What is being asked:
Type out the data exactly as given. Skip any image.

^^^^

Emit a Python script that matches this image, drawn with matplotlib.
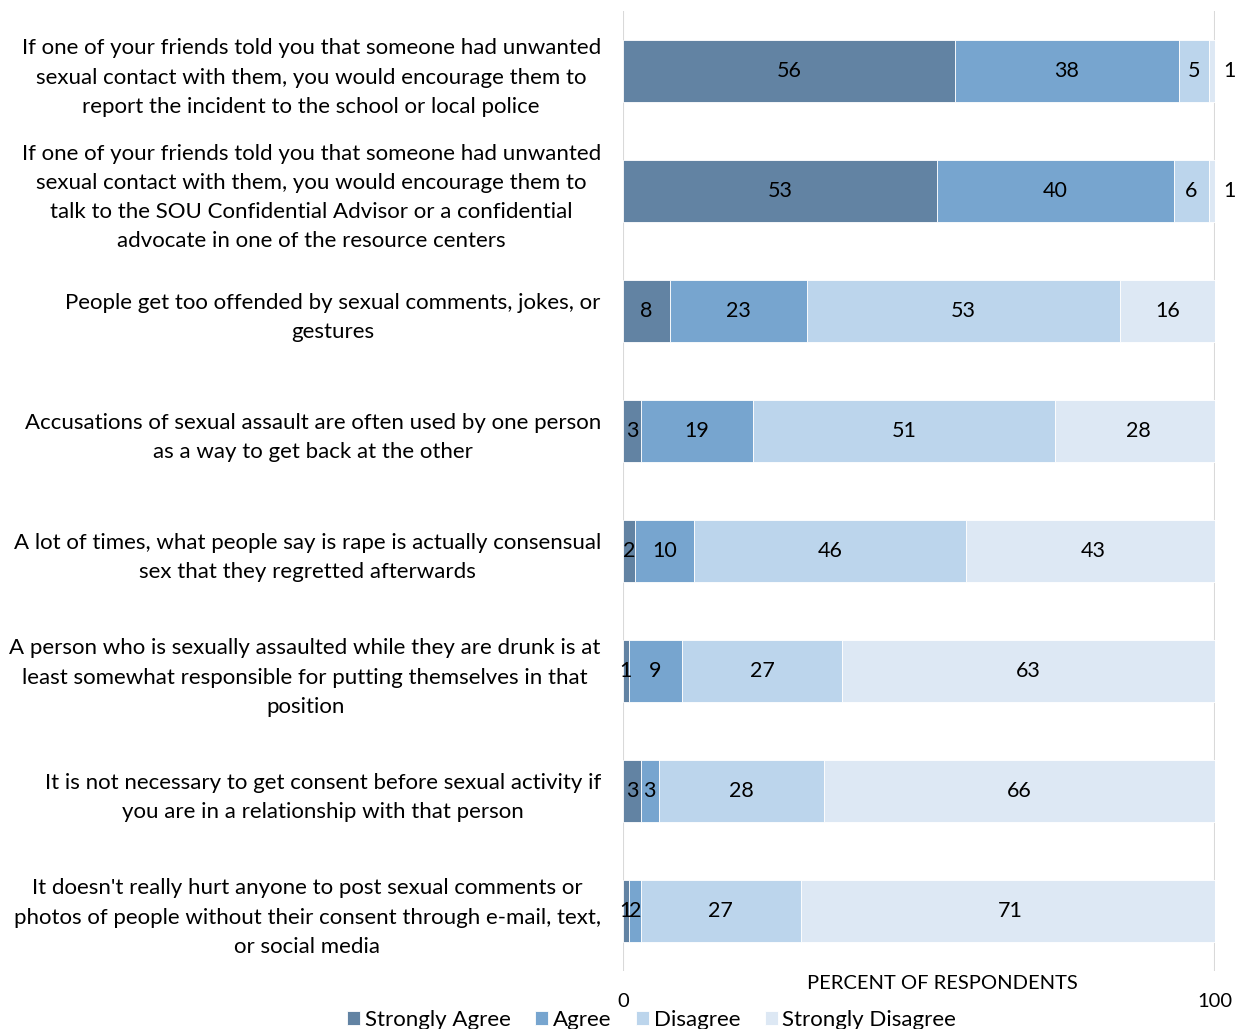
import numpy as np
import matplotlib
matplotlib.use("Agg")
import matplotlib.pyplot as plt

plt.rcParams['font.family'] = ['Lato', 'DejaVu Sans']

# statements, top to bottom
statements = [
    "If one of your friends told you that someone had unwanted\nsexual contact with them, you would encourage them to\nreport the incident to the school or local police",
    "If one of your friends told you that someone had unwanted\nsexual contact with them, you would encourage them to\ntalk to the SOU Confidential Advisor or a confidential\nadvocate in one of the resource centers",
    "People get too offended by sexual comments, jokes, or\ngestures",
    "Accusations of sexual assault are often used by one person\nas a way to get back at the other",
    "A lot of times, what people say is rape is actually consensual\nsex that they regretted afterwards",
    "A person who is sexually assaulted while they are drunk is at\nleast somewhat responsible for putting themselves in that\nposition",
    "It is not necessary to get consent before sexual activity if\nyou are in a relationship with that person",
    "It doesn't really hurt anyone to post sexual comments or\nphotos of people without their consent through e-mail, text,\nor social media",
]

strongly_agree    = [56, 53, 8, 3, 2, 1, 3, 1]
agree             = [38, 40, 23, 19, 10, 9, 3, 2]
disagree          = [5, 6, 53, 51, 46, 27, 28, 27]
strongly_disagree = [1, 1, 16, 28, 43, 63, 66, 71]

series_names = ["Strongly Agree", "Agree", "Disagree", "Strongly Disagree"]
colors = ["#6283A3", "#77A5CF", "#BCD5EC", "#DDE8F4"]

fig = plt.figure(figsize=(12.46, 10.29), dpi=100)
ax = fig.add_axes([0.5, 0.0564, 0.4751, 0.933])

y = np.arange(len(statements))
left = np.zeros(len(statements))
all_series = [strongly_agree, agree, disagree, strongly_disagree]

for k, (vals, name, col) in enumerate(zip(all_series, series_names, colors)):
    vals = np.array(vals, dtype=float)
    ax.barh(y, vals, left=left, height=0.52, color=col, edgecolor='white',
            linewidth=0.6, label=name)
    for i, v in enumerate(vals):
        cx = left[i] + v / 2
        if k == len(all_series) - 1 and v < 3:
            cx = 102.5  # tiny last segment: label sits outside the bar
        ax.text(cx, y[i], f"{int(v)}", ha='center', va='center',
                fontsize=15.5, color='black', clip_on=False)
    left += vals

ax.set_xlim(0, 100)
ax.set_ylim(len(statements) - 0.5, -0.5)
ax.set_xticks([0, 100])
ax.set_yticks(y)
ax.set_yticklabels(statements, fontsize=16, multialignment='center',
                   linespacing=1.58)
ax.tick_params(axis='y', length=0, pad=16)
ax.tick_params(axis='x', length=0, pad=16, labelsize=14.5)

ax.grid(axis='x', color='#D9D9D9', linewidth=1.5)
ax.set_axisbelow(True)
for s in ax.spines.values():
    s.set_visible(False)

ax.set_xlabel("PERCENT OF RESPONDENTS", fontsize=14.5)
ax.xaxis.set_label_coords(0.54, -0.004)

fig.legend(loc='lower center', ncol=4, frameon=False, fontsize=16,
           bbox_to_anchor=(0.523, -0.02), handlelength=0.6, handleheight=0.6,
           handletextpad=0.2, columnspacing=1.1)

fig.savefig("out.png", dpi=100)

^^^^

Output for this task:
Emit a Python script that matches this image, drawn with matplotlib.
import numpy as np
import matplotlib
matplotlib.use("Agg")
import matplotlib.pyplot as plt

plt.rcParams['font.family'] = ['Lato', 'DejaVu Sans']

# statements, top to bottom
statements = [
    "If one of your friends told you that someone had unwanted\nsexual contact with them, you would encourage them to\nreport the incident to the school or local police",
    "If one of your friends told you that someone had unwanted\nsexual contact with them, you would encourage them to\ntalk to the SOU Confidential Advisor or a confidential\nadvocate in one of the resource centers",
    "People get too offended by sexual comments, jokes, or\ngestures",
    "Accusations of sexual assault are often used by one person\nas a way to get back at the other",
    "A lot of times, what people say is rape is actually consensual\nsex that they regretted afterwards",
    "A person who is sexually assaulted while they are drunk is at\nleast somewhat responsible for putting themselves in that\nposition",
    "It is not necessary to get consent before sexual activity if\nyou are in a relationship with that person",
    "It doesn't really hurt anyone to post sexual comments or\nphotos of people without their consent through e-mail, text,\nor social media",
]

strongly_agree    = [56, 53, 8, 3, 2, 1, 3, 1]
agree             = [38, 40, 23, 19, 10, 9, 3, 2]
disagree          = [5, 6, 53, 51, 46, 27, 28, 27]
strongly_disagree = [1, 1, 16, 28, 43, 63, 66, 71]

series_names = ["Strongly Agree", "Agree", "Disagree", "Strongly Disagree"]
colors = ["#6283A3", "#77A5CF", "#BCD5EC", "#DDE8F4"]

fig = plt.figure(figsize=(12.46, 10.29), dpi=100)
ax = fig.add_axes([0.5, 0.0564, 0.4751, 0.933])

y = np.arange(len(statements))
left = np.zeros(len(statements))
all_series = [strongly_agree, agree, disagree, strongly_disagree]

for k, (vals, name, col) in enumerate(zip(all_series, series_names, colors)):
    vals = np.array(vals, dtype=float)
    ax.barh(y, vals, left=left, height=0.52, color=col, edgecolor='white',
            linewidth=0.6, label=name)
    for i, v in enumerate(vals):
        cx = left[i] + v / 2
        if k == len(all_series) - 1 and v < 3:
            cx = 102.5  # tiny last segment: label sits outside the bar
        ax.text(cx, y[i], f"{int(v)}", ha='center', va='center',
                fontsize=15.5, color='black', clip_on=False)
    left += vals

ax.set_xlim(0, 100)
ax.set_ylim(len(statements) - 0.5, -0.5)
ax.set_xticks([0, 100])
ax.set_yticks(y)
ax.set_yticklabels(statements, fontsize=16, multialignment='center',
                   linespacing=1.58)
ax.tick_params(axis='y', length=0, pad=16)
ax.tick_params(axis='x', length=0, pad=16, labelsize=14.5)

ax.grid(axis='x', color='#D9D9D9', linewidth=1.5)
ax.set_axisbelow(True)
for s in ax.spines.values():
    s.set_visible(False)

ax.set_xlabel("PERCENT OF RESPONDENTS", fontsize=14.5)
ax.xaxis.set_label_coords(0.54, -0.004)

fig.legend(loc='lower center', ncol=4, frameon=False, fontsize=16,
           bbox_to_anchor=(0.523, -0.02), handlelength=0.6, handleheight=0.6,
           handletextpad=0.2, columnspacing=1.1)

fig.savefig("out.png", dpi=100)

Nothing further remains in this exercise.